Überteuerte Geige mit Klangproblem von Sebastian Berndt

  • Ok, das Video kannte ich nicht. Es ist dann natürlich mit Importinstrumenten in diesem Fall schwierig. Wäre es juristisch spitzfindig, zu fragen, ob „in ihrem Hause“ auch Vertragswerkstätten im Ausland einschliesst?

    Ich höre den Geigenbauer im Video sagen, dass deren Meisterinstrumente „von Grund auf ... in unserem Hause ... gebaut“ werden.

    Als Meisterinstrument, wenn es so verkauft wurde, müsste das also der Fall sein. Was man natürlich nicht nachweisen kann,

    insofern müßig, drüber zu diskutieren.
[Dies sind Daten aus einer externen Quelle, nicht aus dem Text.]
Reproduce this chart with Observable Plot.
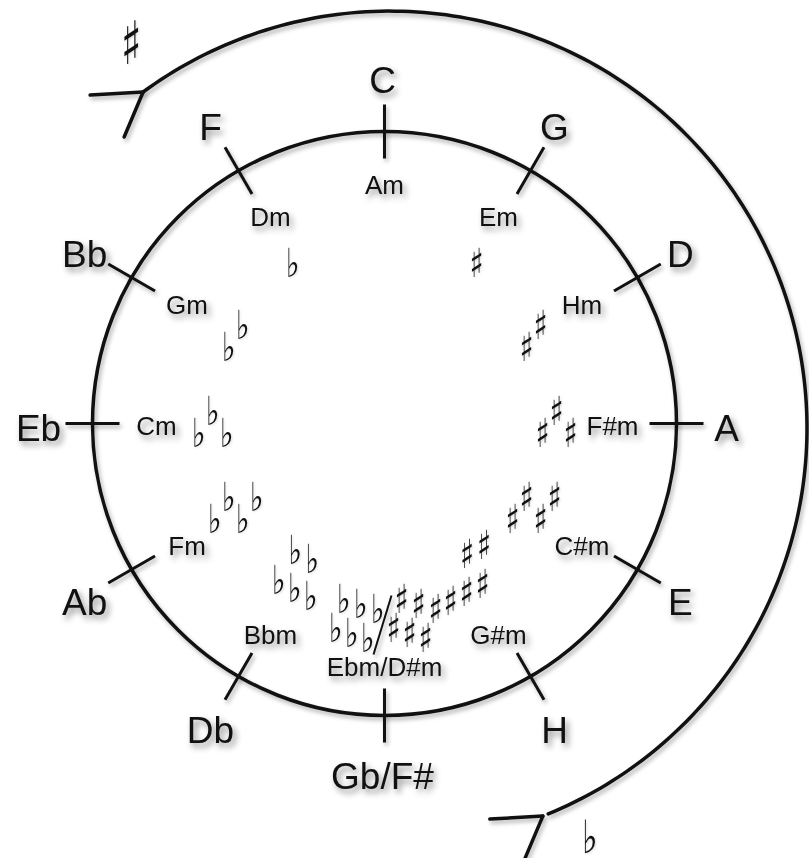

    Das mit der plötzlichen Klang-Verschlechterung ist schon sehr merkwürdig, ich habe das so weder erlebt noch je gehört.
    Auf jeden Fall muss das ganze mit neuen Saiten und einem anderen Bogen geprüft werden, ich geh mal davon aus, dass

    das auch gemacht wurde.

  • Ich habe für meine Tochter 1/4 und 1/2 "Bertoni"-Celli gebraucht gekauft. Es handelte sich offensichtlich um Mietrückläufer mit kleineren Reparaturen zu einem sehr guten Preis-Leistungsverhältnis. Die Instrumente waren sowohl klanglich wie optisch sehr ansprechend.

    Zu den Meisterinstrumenten kann ich leider nichts sagen.

    Man könnte sich ja von dem anderen Geigenbauer zum Vergleich auch einige 1.200,00 oder 6.000,00 EUR Instrumente zeigen und ausprobieren lassen lassen.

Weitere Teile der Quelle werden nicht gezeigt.